Output each line exactly as it appears, skipping any embedded picture.

-- start of Data excerpt --

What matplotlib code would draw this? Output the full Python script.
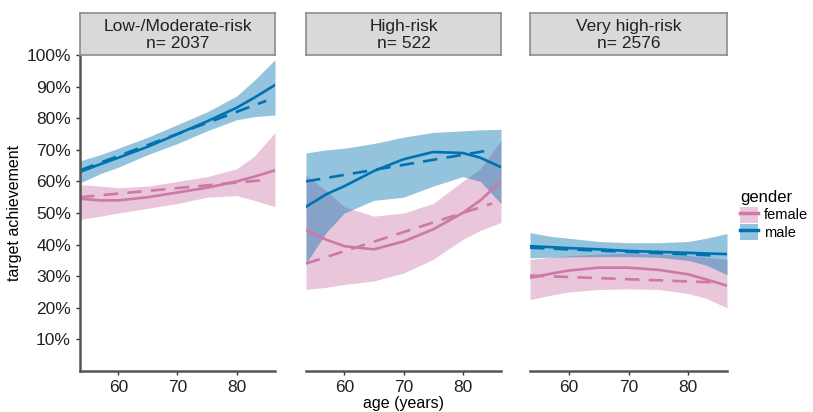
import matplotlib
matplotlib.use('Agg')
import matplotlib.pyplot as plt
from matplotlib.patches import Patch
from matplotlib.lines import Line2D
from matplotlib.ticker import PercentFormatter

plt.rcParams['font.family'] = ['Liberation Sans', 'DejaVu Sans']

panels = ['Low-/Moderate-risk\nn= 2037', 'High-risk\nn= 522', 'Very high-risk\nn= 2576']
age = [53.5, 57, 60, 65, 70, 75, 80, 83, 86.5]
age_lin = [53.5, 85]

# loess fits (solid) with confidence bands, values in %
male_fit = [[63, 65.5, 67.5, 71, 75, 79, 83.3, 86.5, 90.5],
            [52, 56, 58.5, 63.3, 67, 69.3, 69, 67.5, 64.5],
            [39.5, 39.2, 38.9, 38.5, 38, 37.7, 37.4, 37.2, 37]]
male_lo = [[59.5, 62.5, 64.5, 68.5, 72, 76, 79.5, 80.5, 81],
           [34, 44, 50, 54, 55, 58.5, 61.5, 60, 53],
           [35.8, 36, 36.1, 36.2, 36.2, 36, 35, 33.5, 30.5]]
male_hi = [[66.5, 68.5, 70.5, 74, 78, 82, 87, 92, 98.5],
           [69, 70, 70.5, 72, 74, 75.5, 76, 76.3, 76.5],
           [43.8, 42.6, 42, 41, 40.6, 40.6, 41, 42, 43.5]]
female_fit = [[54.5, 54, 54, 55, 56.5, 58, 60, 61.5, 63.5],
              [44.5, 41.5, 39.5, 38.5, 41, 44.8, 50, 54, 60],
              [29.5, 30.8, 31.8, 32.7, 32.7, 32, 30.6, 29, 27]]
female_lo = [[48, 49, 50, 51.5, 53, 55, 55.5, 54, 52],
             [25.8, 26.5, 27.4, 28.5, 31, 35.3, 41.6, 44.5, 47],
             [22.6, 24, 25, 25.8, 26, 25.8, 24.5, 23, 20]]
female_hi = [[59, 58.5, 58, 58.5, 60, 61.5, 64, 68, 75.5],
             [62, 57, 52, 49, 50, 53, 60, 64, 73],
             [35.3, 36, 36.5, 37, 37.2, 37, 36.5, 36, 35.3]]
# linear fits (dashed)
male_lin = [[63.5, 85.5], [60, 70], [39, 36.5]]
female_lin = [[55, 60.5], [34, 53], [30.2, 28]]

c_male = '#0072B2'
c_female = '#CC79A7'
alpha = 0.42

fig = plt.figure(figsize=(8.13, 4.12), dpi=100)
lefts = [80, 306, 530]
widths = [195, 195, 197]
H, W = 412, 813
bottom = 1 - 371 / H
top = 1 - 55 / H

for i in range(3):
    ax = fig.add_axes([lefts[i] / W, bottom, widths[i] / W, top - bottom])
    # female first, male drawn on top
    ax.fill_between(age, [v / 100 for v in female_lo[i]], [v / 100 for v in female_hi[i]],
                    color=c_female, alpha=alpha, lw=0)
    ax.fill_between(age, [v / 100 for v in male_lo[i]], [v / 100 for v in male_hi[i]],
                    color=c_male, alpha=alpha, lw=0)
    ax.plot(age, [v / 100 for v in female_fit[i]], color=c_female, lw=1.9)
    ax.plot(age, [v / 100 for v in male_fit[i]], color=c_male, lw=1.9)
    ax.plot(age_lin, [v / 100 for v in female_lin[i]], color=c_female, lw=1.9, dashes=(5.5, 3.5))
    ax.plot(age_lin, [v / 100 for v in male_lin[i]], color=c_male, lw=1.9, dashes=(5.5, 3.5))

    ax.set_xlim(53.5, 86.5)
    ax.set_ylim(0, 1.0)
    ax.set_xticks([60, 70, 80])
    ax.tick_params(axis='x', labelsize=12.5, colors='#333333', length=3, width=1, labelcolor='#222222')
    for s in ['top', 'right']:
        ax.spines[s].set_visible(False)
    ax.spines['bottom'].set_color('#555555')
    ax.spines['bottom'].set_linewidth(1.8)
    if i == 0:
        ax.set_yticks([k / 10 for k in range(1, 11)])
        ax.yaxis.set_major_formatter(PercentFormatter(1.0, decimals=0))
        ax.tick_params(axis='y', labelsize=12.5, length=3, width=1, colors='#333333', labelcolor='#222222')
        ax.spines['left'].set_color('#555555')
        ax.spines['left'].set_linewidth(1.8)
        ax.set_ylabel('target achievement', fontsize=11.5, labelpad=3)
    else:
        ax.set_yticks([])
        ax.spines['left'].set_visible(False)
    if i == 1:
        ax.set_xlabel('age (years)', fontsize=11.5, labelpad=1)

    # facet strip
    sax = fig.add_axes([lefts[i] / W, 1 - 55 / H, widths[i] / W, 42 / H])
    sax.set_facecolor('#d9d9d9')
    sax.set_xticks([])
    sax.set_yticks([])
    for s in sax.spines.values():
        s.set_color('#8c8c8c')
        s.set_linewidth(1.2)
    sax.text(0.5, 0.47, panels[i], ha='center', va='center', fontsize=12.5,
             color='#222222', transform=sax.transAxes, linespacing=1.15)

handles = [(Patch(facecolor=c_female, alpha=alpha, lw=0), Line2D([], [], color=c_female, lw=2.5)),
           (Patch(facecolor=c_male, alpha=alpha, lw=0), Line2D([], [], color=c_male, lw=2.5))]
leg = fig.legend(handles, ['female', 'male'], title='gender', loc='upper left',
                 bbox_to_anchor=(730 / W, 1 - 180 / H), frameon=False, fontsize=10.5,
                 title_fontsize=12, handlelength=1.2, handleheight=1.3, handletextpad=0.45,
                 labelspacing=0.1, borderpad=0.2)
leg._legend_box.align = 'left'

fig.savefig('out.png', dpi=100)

-- end of Data excerpt --

**Completed exercise:**
What matplotlib code would draw this? Output the full Python script.
import matplotlib
matplotlib.use('Agg')
import matplotlib.pyplot as plt
from matplotlib.patches import Patch
from matplotlib.lines import Line2D
from matplotlib.ticker import PercentFormatter

plt.rcParams['font.family'] = ['Liberation Sans', 'DejaVu Sans']

panels = ['Low-/Moderate-risk\nn= 2037', 'High-risk\nn= 522', 'Very high-risk\nn= 2576']
age = [53.5, 57, 60, 65, 70, 75, 80, 83, 86.5]
age_lin = [53.5, 85]

# loess fits (solid) with confidence bands, values in %
male_fit = [[63, 65.5, 67.5, 71, 75, 79, 83.3, 86.5, 90.5],
            [52, 56, 58.5, 63.3, 67, 69.3, 69, 67.5, 64.5],
            [39.5, 39.2, 38.9, 38.5, 38, 37.7, 37.4, 37.2, 37]]
male_lo = [[59.5, 62.5, 64.5, 68.5, 72, 76, 79.5, 80.5, 81],
           [34, 44, 50, 54, 55, 58.5, 61.5, 60, 53],
           [35.8, 36, 36.1, 36.2, 36.2, 36, 35, 33.5, 30.5]]
male_hi = [[66.5, 68.5, 70.5, 74, 78, 82, 87, 92, 98.5],
           [69, 70, 70.5, 72, 74, 75.5, 76, 76.3, 76.5],
           [43.8, 42.6, 42, 41, 40.6, 40.6, 41, 42, 43.5]]
female_fit = [[54.5, 54, 54, 55, 56.5, 58, 60, 61.5, 63.5],
              [44.5, 41.5, 39.5, 38.5, 41, 44.8, 50, 54, 60],
              [29.5, 30.8, 31.8, 32.7, 32.7, 32, 30.6, 29, 27]]
female_lo = [[48, 49, 50, 51.5, 53, 55, 55.5, 54, 52],
             [25.8, 26.5, 27.4, 28.5, 31, 35.3, 41.6, 44.5, 47],
             [22.6, 24, 25, 25.8, 26, 25.8, 24.5, 23, 20]]
female_hi = [[59, 58.5, 58, 58.5, 60, 61.5, 64, 68, 75.5],
             [62, 57, 52, 49, 50, 53, 60, 64, 73],
             [35.3, 36, 36.5, 37, 37.2, 37, 36.5, 36, 35.3]]
# linear fits (dashed)
male_lin = [[63.5, 85.5], [60, 70], [39, 36.5]]
female_lin = [[55, 60.5], [34, 53], [30.2, 28]]

c_male = '#0072B2'
c_female = '#CC79A7'
alpha = 0.42

fig = plt.figure(figsize=(8.13, 4.12), dpi=100)
lefts = [80, 306, 530]
widths = [195, 195, 197]
H, W = 412, 813
bottom = 1 - 371 / H
top = 1 - 55 / H

for i in range(3):
    ax = fig.add_axes([lefts[i] / W, bottom, widths[i] / W, top - bottom])
    # female first, male drawn on top
    ax.fill_between(age, [v / 100 for v in female_lo[i]], [v / 100 for v in female_hi[i]],
                    color=c_female, alpha=alpha, lw=0)
    ax.fill_between(age, [v / 100 for v in male_lo[i]], [v / 100 for v in male_hi[i]],
                    color=c_male, alpha=alpha, lw=0)
    ax.plot(age, [v / 100 for v in female_fit[i]], color=c_female, lw=1.9)
    ax.plot(age, [v / 100 for v in male_fit[i]], color=c_male, lw=1.9)
    ax.plot(age_lin, [v / 100 for v in female_lin[i]], color=c_female, lw=1.9, dashes=(5.5, 3.5))
    ax.plot(age_lin, [v / 100 for v in male_lin[i]], color=c_male, lw=1.9, dashes=(5.5, 3.5))

    ax.set_xlim(53.5, 86.5)
    ax.set_ylim(0, 1.0)
    ax.set_xticks([60, 70, 80])
    ax.tick_params(axis='x', labelsize=12.5, colors='#333333', length=3, width=1, labelcolor='#222222')
    for s in ['top', 'right']:
        ax.spines[s].set_visible(False)
    ax.spines['bottom'].set_color('#555555')
    ax.spines['bottom'].set_linewidth(1.8)
    if i == 0:
        ax.set_yticks([k / 10 for k in range(1, 11)])
        ax.yaxis.set_major_formatter(PercentFormatter(1.0, decimals=0))
        ax.tick_params(axis='y', labelsize=12.5, length=3, width=1, colors='#333333', labelcolor='#222222')
        ax.spines['left'].set_color('#555555')
        ax.spines['left'].set_linewidth(1.8)
        ax.set_ylabel('target achievement', fontsize=11.5, labelpad=3)
    else:
        ax.set_yticks([])
        ax.spines['left'].set_visible(False)
    if i == 1:
        ax.set_xlabel('age (years)', fontsize=11.5, labelpad=1)

    # facet strip
    sax = fig.add_axes([lefts[i] / W, 1 - 55 / H, widths[i] / W, 42 / H])
    sax.set_facecolor('#d9d9d9')
    sax.set_xticks([])
    sax.set_yticks([])
    for s in sax.spines.values():
        s.set_color('#8c8c8c')
        s.set_linewidth(1.2)
    sax.text(0.5, 0.47, panels[i], ha='center', va='center', fontsize=12.5,
             color='#222222', transform=sax.transAxes, linespacing=1.15)

handles = [(Patch(facecolor=c_female, alpha=alpha, lw=0), Line2D([], [], color=c_female, lw=2.5)),
           (Patch(facecolor=c_male, alpha=alpha, lw=0), Line2D([], [], color=c_male, lw=2.5))]
leg = fig.legend(handles, ['female', 'male'], title='gender', loc='upper left',
                 bbox_to_anchor=(730 / W, 1 - 180 / H), frameon=False, fontsize=10.5,
                 title_fontsize=12, handlelength=1.2, handleheight=1.3, handletextpad=0.45,
                 labelspacing=0.1, borderpad=0.2)
leg._legend_box.align = 'left'

fig.savefig('out.png', dpi=100)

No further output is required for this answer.